When you run a job in Studio, you will see some similar response as below:

Ping event received
Job status for job a852ee4a-091a-456f-ba1a-c809f7e804f3 was changed to CREATED
Job status for job a852ee4a-091a-456f-ba1a-c809f7e804f3 was changed to SCHEDULED
Job status for job a852ee4a-091a-456f-ba1a-c809f7e804f3 was changed to QUEUED
Job status for job a852ee4a-091a-456f-ba1a-c809f7e804f3 was changed to INIT
Job status for job a852ee4a-091a-456f-ba1a-c809f7e804f3 was changed to RUNNING
Job status for job a852ee4a-091a-456f-ba1a-c809f7e804f3 was changed to COMPLETE

Validating webhook deliveries

Once your server is configured to receive payloads, it will listen for any delivery that’s sent to the endpoint you configured. To ensure that your server only processes webhook deliveries that were sent by Datachain Studio and to ensure that the delivery was not tampered with, you should validate webhook signature before processing the delivery further.

Studio will use the secret you added when creating your webhook to create a hash signature that’s sent to you with each payload. The hash signature will appear in each delivery as the value of X-datachain-signature-256 header.

In your code that handles webhook deliveries, you should calculate a hash using your secret token and compare the hash Studio sent with the expected hash that you calculate and ensure they match.

Notes:

  • Studio uses HMAC hex digest to compute the hash
  • The hash signature always starts with sha256=
  • The hash signature is generated using webhook’s secret token and payload contents.
  • Never use a plain == operator. Instead consider using a method like secure_compare or crypto.timingSafeEqual, which performs a "constant time" string comparison to help mitigate certain timing attacks against regular equality operators, or regular loops in JIT-optimized languages.

Updating the example above:

import hashlib
import hmac
from flask import abort

def verify_signature(payload_body, secret_token, signature_header):
    """Verify the payload was sent from Studio by validating SHA256.

    Raise and return 403 if not authorized.

    Args:
        payload_body: request body to verify (request.body())
        secret_token: Studio webhook token (WEBHOOK_SECRET)
        signature_header: header (x-datachain-signature-256)
    """
    if not signature_header:
        abort(403, "X-datachain-signature-256 is missing!")
    hash_object = hmac.new(
        secret_token.encode('utf-8'),
        msg=payload_body,
        digestmod=hashlib.sha256
    )
    expected_signature = "sha256=" + hash_object.hexdigest()
    if not hmac.compare_digest(
        expected_signature, signature_header
    ):
        abort(403, "Request signatures didn't match!")

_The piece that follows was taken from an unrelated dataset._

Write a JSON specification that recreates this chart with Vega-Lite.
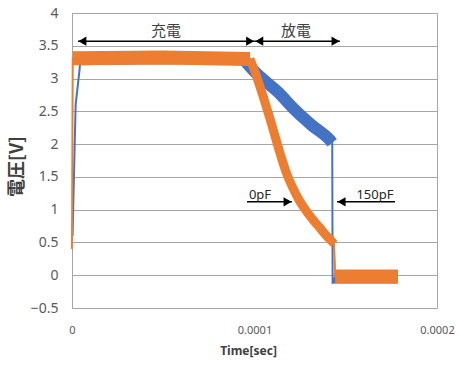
{
  "$schema": "https://vega.github.io/schema/vega-lite/v6.json",
  "width": 365,
  "height": 295,
  "autosize": "none",
  "padding": {"left": 72, "top": 13, "right": 22, "bottom": 69},
  "background": "white",
  "config": {
    "view": {"stroke": "#a6a6a6", "strokeWidth": 1},
    "axis": {"domain": false, "ticks": false, "labelFlush": false, "labelOverlap": false, "labelBound": false}
  },
  "datasets": {
    "series": [
      {"s": "150pF", "phase": "rise", "t": 0.0000003, "v": 0.6},
      {"s": "150pF", "phase": "rise", "t": 0.000002, "v": 2.6},
      {"s": "150pF", "phase": "rise", "t": 0.0000042, "v": 3.15},
      {"s": "150pF", "phase": "charge", "t": 0.0000045, "v": 3.28},
      {"s": "150pF", "phase": "charge", "t": 0.00005, "v": 3.3},
      {"s": "150pF", "phase": "charge", "t": 0.0000945, "v": 3.28},
      {"s": "150pF", "phase": "discharge", "t": 0.0000945, "v": 3.28},
      {"s": "150pF", "phase": "discharge", "t": 0.0001003, "v": 3.1},
      {"s": "150pF", "phase": "discharge", "t": 0.000113, "v": 2.79},
      {"s": "150pF", "phase": "discharge", "t": 0.0001222, "v": 2.52},
      {"s": "150pF", "phase": "discharge", "t": 0.0001313, "v": 2.29},
      {"s": "150pF", "phase": "discharge", "t": 0.0001414, "v": 2.06},
      {"s": "150pF", "phase": "discharge", "t": 0.0001426, "v": 2.02},
      {"s": "150pF", "phase": "drop", "t": 0.0001428, "v": -0.13},
      {"s": "150pF", "phase": "off", "t": 0.0001435, "v": -0.05},
      {"s": "150pF", "phase": "off", "t": 0.0001786, "v": -0.05},
      {"s": "0pF", "phase": "rise", "t": 0.0, "v": 0.4},
      {"s": "0pF", "phase": "rise", "t": 0.0000004, "v": 3.31},
      {"s": "0pF", "phase": "charge", "t": 0.0000004, "v": 3.31},
      {"s": "0pF", "phase": "charge", "t": 0.00005, "v": 3.32},
      {"s": "0pF", "phase": "charge", "t": 0.0000975, "v": 3.3},
      {"s": "0pF", "phase": "discharge", "t": 0.0000975, "v": 3.3},
      {"s": "0pF", "phase": "discharge", "t": 0.0001003, "v": 3.1},
      {"s": "0pF", "phase": "discharge", "t": 0.0001039, "v": 2.8},
      {"s": "0pF", "phase": "discharge", "t": 0.0001094, "v": 2.3},
      {"s": "0pF", "phase": "discharge", "t": 0.000114, "v": 1.86},
      {"s": "0pF", "phase": "discharge", "t": 0.0001175, "v": 1.56},
      {"s": "0pF", "phase": "discharge", "t": 0.0001212, "v": 1.32},
      {"s": "0pF", "phase": "discharge", "t": 0.0001248, "v": 1.13},
      {"s": "0pF", "phase": "discharge", "t": 0.0001286, "v": 0.97},
      {"s": "0pF", "phase": "discharge", "t": 0.0001322, "v": 0.84},
      {"s": "0pF", "phase": "discharge", "t": 0.0001359, "v": 0.72},
      {"s": "0pF", "phase": "discharge", "t": 0.0001395, "v": 0.6},
      {"s": "0pF", "phase": "discharge", "t": 0.0001423, "v": 0.52},
      {"s": "0pF", "phase": "discharge", "t": 0.0001435, "v": 0.48},
      {"s": "0pF", "phase": "drop", "t": 0.000144, "v": 0.2},
      {"s": "0pF", "phase": "off", "t": 0.0001442, "v": -0.02},
      {"s": "0pF", "phase": "off", "t": 0.0001786, "v": -0.02}
    ],
    "arrows": [
      {"a": "充電", "t1": 0.0000033, "t2": 0.0001, "v": 3.57},
      {"a": "放電", "t1": 0.0001, "t2": 0.0001468, "v": 3.57},
      {"a": "0pF", "t1": 0.0000959, "t2": 0.0001205, "v": 1.12},
      {"a": "150pF", "t1": 0.0001452, "t2": 0.000177, "v": 1.12}
    ],
    "heads": [
      {"t": 0.0000057, "v": 3.57, "dir": "left"},
      {"t": 0.0000976, "v": 3.57, "dir": "right"},
      {"t": 0.0001026, "v": 3.57, "dir": "left"},
      {"t": 0.0001444, "v": 3.57, "dir": "right"},
      {"t": 0.0001181, "v": 1.12, "dir": "right"},
      {"t": 0.0001477, "v": 1.12, "dir": "left"}
    ],
    "phases": [
      {"txt": "充電", "t": 0.0000515, "v": 3.72},
      {"txt": "放電", "t": 0.0001227, "v": 3.72}
    ],
    "caps": [
      {"txt": "0pF", "t": 0.000103, "v": 1.16},
      {"txt": "150pF", "t": 0.000166, "v": 1.16}
    ]
  },
  "encoding": {
    "x": {
      "field": "t", "type": "quantitative",
      "scale": {"domain": [0, 0.0002], "nice": false, "zero": false},
      "axis": {
        "values": [0, 0.0001, 0.0002], "format": ".4~f", "grid": false,
        "labelFont": "Noto Sans", "labelFontSize": 11, "labelColor": "#595959", "labelPadding": 16,
        "title": "Time[sec]", "titleFont": "Noto Sans", "titleFontSize": 12, "titleFontWeight": "bold",
        "titleColor": "#404040", "titleX": 176, "titleY": 42, "titleBaseline": "middle", "titleAlign": "center"
      }
    },
    "y": {
      "field": "v", "type": "quantitative",
      "scale": {"domain": [-0.5, 4], "nice": false, "zero": false},
      "axis": {
        "values": [-0.5, 0, 0.5, 1, 1.5, 2, 2.5, 3, 3.5, 4], "format": ".1~f", "grid": true,
        "gridColor": "#a6a6a6", "gridWidth": 1,
        "labelFont": "Noto Sans", "labelFontSize": 14, "labelColor": "#595959", "labelPadding": 14,
        "title": "電圧[V]", "titleFont": "Noto Sans CJK JP", "titleFontSize": 18, "titleFontWeight": "bold",
        "titleColor": "#404040", "titleX": -55, "titleY": 153, "titleBaseline": "middle", "titleAlign": "center", "titleAngle": -90
      }
    }
  },
  "layer": [
    {
      "data": {"name": "series"},
      "transform": [{"filter": "datum.s == '150pF'"}],
      "mark": {"type": "line", "color": "#4472c4", "strokeWidth": 2},
      "encoding": {"order": {"field": "t"}}
    },
    {
      "data": {"name": "series"},
      "transform": [{"filter": "datum.s == '150pF' && (datum.phase == 'charge' || datum.phase == 'off')"}],
      "mark": {"type": "line", "color": "#4472c4", "strokeWidth": 10, "strokeJoin": "round"},
      "encoding": {"detail": {"field": "phase"}}
    },
    {
      "data": {"name": "series"},
      "transform": [{"filter": "datum.s == '150pF' && datum.phase == 'discharge'"}],
      "mark": {"type": "line", "color": "#4472c4", "strokeWidth": 12, "strokeJoin": "round", "interpolate": "monotone"},
      "encoding": {}
    },
    {
      "data": {"name": "series"},
      "transform": [{"filter": "datum.s == '0pF'"}],
      "mark": {"type": "line", "color": "#ed7d31", "strokeWidth": 2},
      "encoding": {"order": {"field": "t"}}
    },
    {
      "data": {"name": "series"},
      "transform": [{"filter": "datum.s == '0pF' && (datum.phase == 'charge' || datum.phase == 'off')"}],
      "mark": {"type": "line", "color": "#ed7d31", "strokeWidth": 14, "strokeJoin": "round"},
      "encoding": {"detail": {"field": "phase"}}
    },
    {
      "data": {"name": "series"},
      "transform": [{"filter": "datum.s == '0pF' && datum.phase == 'discharge'"}],
      "mark": {"type": "line", "color": "#ed7d31", "strokeWidth": 9, "strokeJoin": "round", "interpolate": "monotone"},
      "encoding": {}
    },
    {
      "data": {"name": "arrows"},
      "mark": {"type": "rule", "color": "#000000", "strokeWidth": 1.6},
      "encoding": {
        "x": {"field": "t1", "type": "quantitative"},
        "x2": {"field": "t2"},
        "y": {"field": "v", "type": "quantitative"}
      }
    },
    {
      "data": {"name": "heads"},
      "mark": {"type": "point", "filled": true, "color": "#000000", "size": 85, "opacity": 1},
      "encoding": {
        "shape": {"field": "dir", "type": "nominal", "scale": {"domain": ["left", "right"], "range": ["triangle-left", "triangle-right"]}, "legend": null}
      }
    },
    {
      "data": {"name": "phases"},
      "mark": {"type": "text", "font": "Noto Sans CJK JP", "fontSize": 15, "color": "#404040", "baseline": "middle", "align": "center"},
      "encoding": {"text": {"field": "txt"}}
    },
    {
      "data": {"name": "caps"},
      "mark": {"type": "text", "font": "Noto Sans", "fontSize": 13, "color": "#262626", "baseline": "alphabetic", "align": "center"},
      "encoding": {"text": {"field": "txt"}}
    }
  ]
}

Add the following call in the api receiver.

# Get the signature header
signature = request.headers.get('X-Datachain-Signature-256')

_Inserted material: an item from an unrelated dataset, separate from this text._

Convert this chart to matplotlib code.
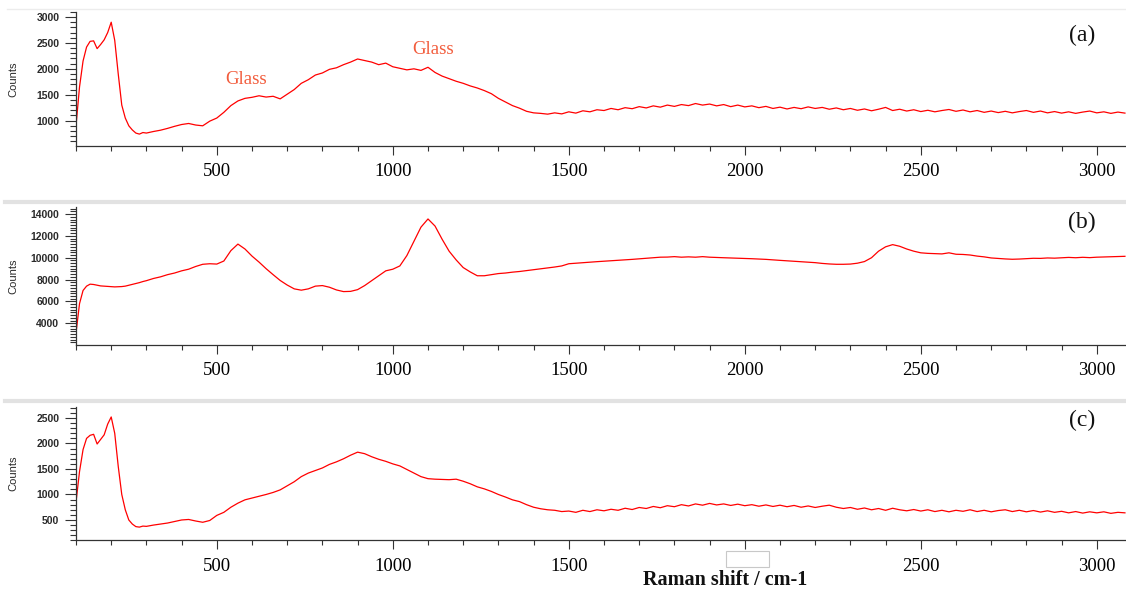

# Re-enable signature verification with improved JSON handling
if signature:
    verify_signature(request.get_data(), secret, signature)
else:
    print("Warning: No signature header found")

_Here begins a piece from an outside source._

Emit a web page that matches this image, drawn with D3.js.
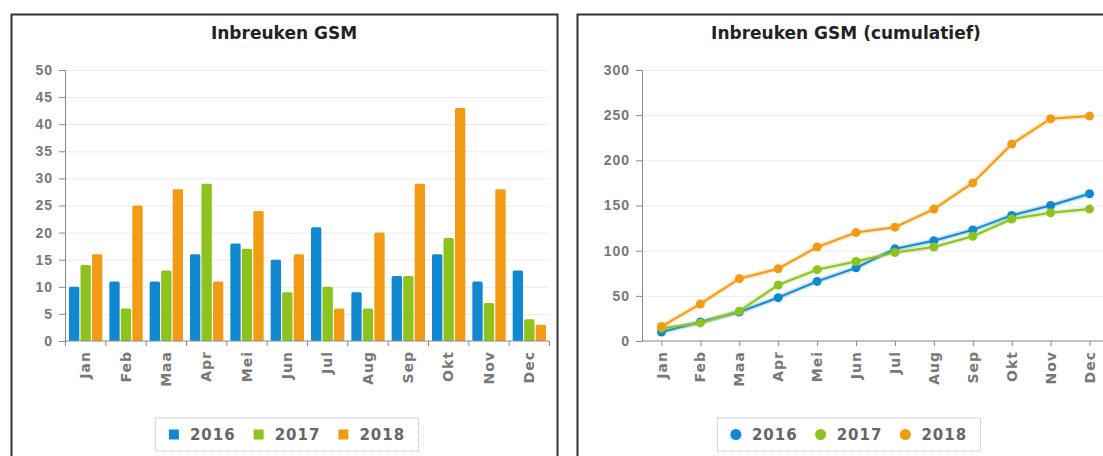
<!DOCTYPE html>
<html>
<head>
<meta charset="utf-8">
<script src="https://cdn.jsdelivr.net/npm/d3@7"></script>
<style>
  body { margin: 0; background: #fff; }
  svg { display: block; font-family: "DejaVu Sans", Verdana, sans-serif; }
  .title { font-size: 17px; font-weight: bold; fill: #222; }
  .axis text { font-size: 14px; font-weight: bold; fill: #777; letter-spacing: 1px; }
  .axis path, .axis line { stroke: #888; }
  .grid line { stroke: #ececec; }
  .legend text { font-size: 15px; font-weight: bold; fill: #666; letter-spacing: 1px; }
</style>
</head>
<body>
<div id="chart"></div>
<script>
// Chart data
const months = ['Jan', 'Feb', 'Maa', 'Apr', 'Mei', 'Jun', 'Jul', 'Aug', 'Sep', 'Okt', 'Nov', 'Dec']
const years = ['2016', '2017', '2018']
const v2016 = [10, 11, 11, 16, 18, 15, 21, 9, 12, 16, 11, 13]
const v2017 = [14, 6, 13, 29, 17, 9, 10, 6, 12, 19, 7, 4]
const v2018 = [16, 25, 28, 11, 24, 16, 6, 20, 29, 43, 28, 3]
const barTicks = [0, 5, 10, 15, 20, 25, 30, 35, 40, 45, 50]
const cumTicks = [0, 50, 100, 150, 200, 250, 300]

const colors = ['#1189d1', '#8dc21f', '#f29b14']

let series = [v2016, v2017, v2018].map((vals, i) => ({
  year: years[i],
  color: colors[i],
  values: vals,
  cum: Array.from(d3.cumsum(vals))
}))

let W = 1103, H = 456
let svg = d3.select('#chart').append('svg')
    .attr('width', W)
    .attr('height', H)

// Panel frames
svg.append('rect')
  .attr('x', 11.5).attr('y', 14.5)
  .attr('width', 546).attr('height', 470)
  .attr('fill', 'none').attr('stroke', '#333').attr('stroke-width', 2)
svg.append('rect')
  .attr('x', 577.5).attr('y', 14.5)
  .attr('width', 540).attr('height', 470)
  .attr('fill', 'none').attr('stroke', '#333').attr('stroke-width', 2)

/**
 * Draw legend centered on cx
 */
function legend(cx, top, marker) {
  let g = svg.append('g').attr('class', 'legend')
  let box = g.append('rect')
  let x = 0
  series.forEach(s => {
    if (marker === 'square') {
      g.append('rect').attr('x', x).attr('y', -5).attr('width', 10).attr('height', 10)
        .attr('fill', s.color)
    } else {
      g.append('circle').attr('cx', x + 5).attr('cy', 0).attr('r', 5.5).attr('fill', s.color)
    }
    let t = g.append('text').attr('x', x + 21).attr('y', 0).attr('dy', '0.36em').text(s.year)
    x += 21 + t.node().getComputedTextLength() + 18
  })
  let w = x - 18
  box.attr('x', -13.5).attr('y', -16.5).attr('width', w + 27).attr('height', 33)
    .attr('fill', '#fff').attr('stroke', '#aaa').attr('stroke-dasharray', '1,1')
  g.attr('transform', 'translate(' + (cx - w / 2) + ',' + (top + 16.5) + ')')
}

// ---- Left: grouped bars ----
{
  let left = 65, right = 549, top = 70, bottom = 341
  let x0 = d3.scaleBand().domain(months).range([left, right])
  let x1 = d3.scaleBand().domain(years).range([4, x0.bandwidth() - 3]).paddingInner(0.1)
  let y = d3.scaleLinear().domain([0, 50]).range([bottom, top])

  svg.append('text').attr('class', 'title')
    .attr('x', 284).attr('y', 39).attr('text-anchor', 'middle')
    .text('Inbreuken GSM')

  svg.append('g').attr('class', 'grid')
    .selectAll('line').data(barTicks.slice(1)).join('line')
    .attr('x1', left).attr('x2', right)
    .attr('y1', d => y(d) + 0.5).attr('y2', d => y(d) + 0.5)

  let groups = svg.append('g').selectAll('g').data(months).join('g')
    .attr('transform', m => 'translate(' + x0(m) + ',0)')
  groups.selectAll('rect')
    .data((m, i) => series.map(s => ({ year: s.year, color: s.color, v: s.values[i] })))
    .join('rect')
    .attr('x', d => x1(d.year))
    .attr('width', x1.bandwidth())
    .attr('y', d => y(d.v))
    .attr('height', d => bottom - y(d.v))
    .attr('rx', 1.5)
    .attr('fill', d => d.color)

  svg.append('g').attr('class', 'axis')
    .attr('transform', 'translate(' + left + ',0)')
    .call(d3.axisLeft(y).tickValues(barTicks).tickSize(6).tickPadding(6))

  let xAxis = svg.append('g').attr('class', 'axis')
    .attr('transform', 'translate(0,' + bottom + ')')
  xAxis.append('line').attr('x1', left).attr('x2', right)
  xAxis.selectAll('.tk').data(months.map(m => x0(m)).concat([right])).join('line')
    .attr('class', 'tk')
    .attr('x1', d => d + 0.5).attr('x2', d => d + 0.5).attr('y1', 0).attr('y2', 5)
  xAxis.selectAll('text').data(months).join('text')
    .attr('transform', m => 'translate(' + (x0(m) + x0.bandwidth() / 2) + ',10) rotate(-90)')
    .attr('text-anchor', 'end').attr('dy', '0.36em')
    .text(m => m)

  legend(287, 418, 'square')
}

// ---- Right: cumulative lines ----
{
  let left = 642, right = 1109, top = 70, bottom = 341
  let x = d3.scalePoint().domain(months).range([left, right]).padding(0.5)
  let y = d3.scaleLinear().domain([0, 300]).range([bottom, top])

  svg.append('text').attr('class', 'title')
    .attr('x', 846).attr('y', 39).attr('text-anchor', 'middle')
    .text('Inbreuken GSM (cumulatief)')

  svg.append('g').attr('class', 'grid')
    .selectAll('line').data(cumTicks.slice(1)).join('line')
    .attr('x1', left).attr('x2', right)
    .attr('y1', d => y(d) + 0.5).attr('y2', d => y(d) + 0.5)

  svg.append('g').attr('class', 'axis')
    .attr('transform', 'translate(' + left + ',0)')
    .call(d3.axisLeft(y).tickValues(cumTicks).tickSize(6).tickPadding(6))

  let xAxis = svg.append('g').attr('class', 'axis')
    .attr('transform', 'translate(0,' + bottom + ')')
  xAxis.append('line').attr('x1', left).attr('x2', right)
  xAxis.selectAll('.tk').data(months).join('line')
    .attr('class', 'tk')
    .attr('x1', m => x(m) + 0.5).attr('x2', m => x(m) + 0.5).attr('y1', 0).attr('y2', 5)
  xAxis.selectAll('text').data(months).join('text')
    .attr('transform', m => 'translate(' + x(m) + ',10) rotate(-90)')
    .attr('text-anchor', 'end').attr('dy', '0.36em')
    .text(m => m)

  let line = d3.line().x((d, i) => x(months[i])).y(d => y(d))
  series.forEach(s => {
    svg.append('path').datum(s.cum)
      .attr('fill', 'none').attr('stroke', s.color).attr('stroke-opacity', 0.25)
      .attr('stroke-width', 5).attr('d', line)
    svg.append('path').datum(s.cum)
      .attr('fill', 'none').attr('stroke', s.color).attr('stroke-width', 2).attr('d', line)
    svg.append('g').selectAll('circle').data(s.cum).join('circle')
      .attr('cx', (d, i) => x(months[i])).attr('cy', d => y(d))
      .attr('r', 4.5).attr('fill', s.color)
  })

  legend(849, 418, 'circle')
}
</script>
</body>
</html>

Best practices for using Webhooks

  1. You should only subscribe to the webhook events that you need. This will reduce the amount of work your server needs to do.
  2. The webhook secret should be a random string of text with high entropy. You should securely store your webhook secret in a way that your server can access.
  3. You should ensure that your server uses an HTTPS connection. By default, Studio will verify SSL certificates when delivering webhooks. Studio recommends that you leave SSL verification enabled.
  4. Your server should respond with a 2XX response within 10 seconds of receiving a webhook delivery. If your server takes longer than that to respond, then Studio terminates the connection and considers the delivery a failure.
  5. Check the event header and action type before processing the event.
  6. Make sure the endpoints are idempotent meaning if multiple requests for same event is received, the server should handle this.
  7. Datachain Studio may deliver webhooks in a different order than the order in which the events took place. If you need to know when the event occurred relative to another event, you should use the timestamps that are included in the delivery payload.
  8. Consecutive 10 failures to webhook will disable the webhook deliveries.